Bob Egelko San Francisco Chronicle 2/08/09

The public is likely to get its first close look at the Obama administration’s policies on torture, secrecy and prisoners’ rights in a San Francisco courtroom today, when federal judges press a government lawyer for a position on the practice known as extraordinary rendition.

Five men – one now imprisoned in Egypt, one in Morocco, one at Guantanamo Bay and two who have been released without charges – are asking the Ninth U.S. Circuit Court of Appeals to reinstate a lawsuit that accuses a San Jose flight-planning company of helping the CIA transport them to overseas dungeons for interrogation and torture.

The suit against Jeppesen Dataplan, a Boeing Co. subsidiary, has never gone to trial. The Bush administration intervened and persuaded U.S. District Judge James Ware to dismiss the case in February 2008 on the grounds that allowing it to proceed could expose state secrets and harm national security.

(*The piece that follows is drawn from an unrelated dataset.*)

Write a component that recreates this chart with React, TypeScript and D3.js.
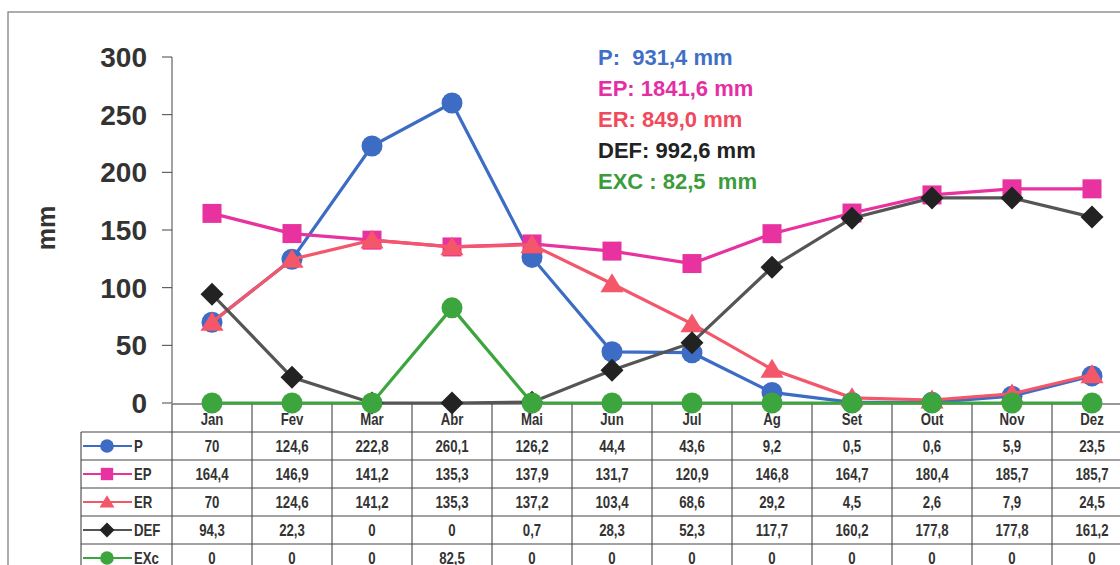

The Justice Department has urged the appeals court to uphold Ware’s ruling, saying that if the case goes to court, it could disclose ultra-sensitive information – the CIA’s alleged relationship with a private company, its methods of holding and interrogating suspected terrorists, and the alleged cooperation of foreign governments. The department filed a supporting brief containing classified information under seal.

Obama’s course unclear

But those arguments were made when George W. Bush was president. The American Civil Liberties Union, which represents the plaintiffs suing Jeppesen, is looking for President Obama to reverse course.

“The administration should unequivocally reject the Bush administration’s abuse of the state secrets privilege and permit this case to go forward,” said ACLU attorney Ben Wizner. “Victims of extraordinary rendition deserve their day in court.”

Extraordinary rendition refers to the practice of abducting suspected criminals and terrorists without any extradition or legal proceedings, and taking them to foreign countries or CIA prisons for detention and interrogation.

The Bush administration, which used the practice extensively, maintained it never took a prisoner to a foreign country without first obtaining assurances that no torture would be used.

But there is considerable evidence that some prisoners were treated harshly, including the case of Maher Arar, a Canadian seized by U.S. agents at a New York airport in 2002 and flown in shackles to his native Syria – a nation with a record of torturing prisoners.

Arar, who is not involved in the case before the Ninth Circuit, was returned 10 months later to Canada. That nation eventually paid him $10 million, finding he had been picked up by mistake and tortured. The United States still bars him from entering this country.

Plaintiffs allege torture

The five plaintiffs in the Jeppesen case also allege that they have been tortured in captivity. One of them, Binyam Mohamed, a British resident now held at Guantanamo, was the subject of an international uproar last week when Britain’s high court said it could not release details of his treatment at Guantanamo because Washington had threatened to stop cooperating with London on intelligence.

The State Department sent a message of thanks to the British government after the ruling, but it’s not clear whether the message reflected the Obama administration’s position.

Jeppesen provides a variety of flight-planning services. A Council of Europe report in 2007 identified the company as the CIA’s aviation services provider. A court declaration by a former Jeppesen employee quoted a company director as telling staffers in August 2006 that the company handled torture flights.

The suit accuses Jeppesen of arranging at least 70 flights for the CIA since 2001, including those of the five plaintiffs.

No secret

In opposing the government’s bid for dismissal, the ACLU argued that the rendition program is not a secret, noting that Bush and other top officials openly defended the program.

The Justice Department, now led by Obama-appointed Attorney General Eric Holder, has not withdrawn its predecessor’s written arguments in the case or asked for a postponement to reconsider its position. Department spokesman Charles Miller said he had no information on what stance the department would take at today’s hearing.

A possible clue came in Thursday’s Senate Intelligence Committee testimony by Leon Panetta, the former California congressman nominated by Obama to head the CIA. He said the president would prohibit “that kind of extraordinary rendition when we send someone for the purpose of torture or actions by another country that violate our human values.”

But Panetta endorsed rendition to send someone to another country to face prosecution.

On the other hand, Wizner said Obama’s executive order to close secret CIA prisons should curb some of the past abuses.

He said he was also heartened by the president’s endorsement of international laws against torture – in contrast with the Bush administration’s narrower definitions – and Obama’s promise of an open government.

“This is a case,” the ACLU lawyer said, “where I would be surprised if the Obama administration were to support arguments that the Bush administration made.”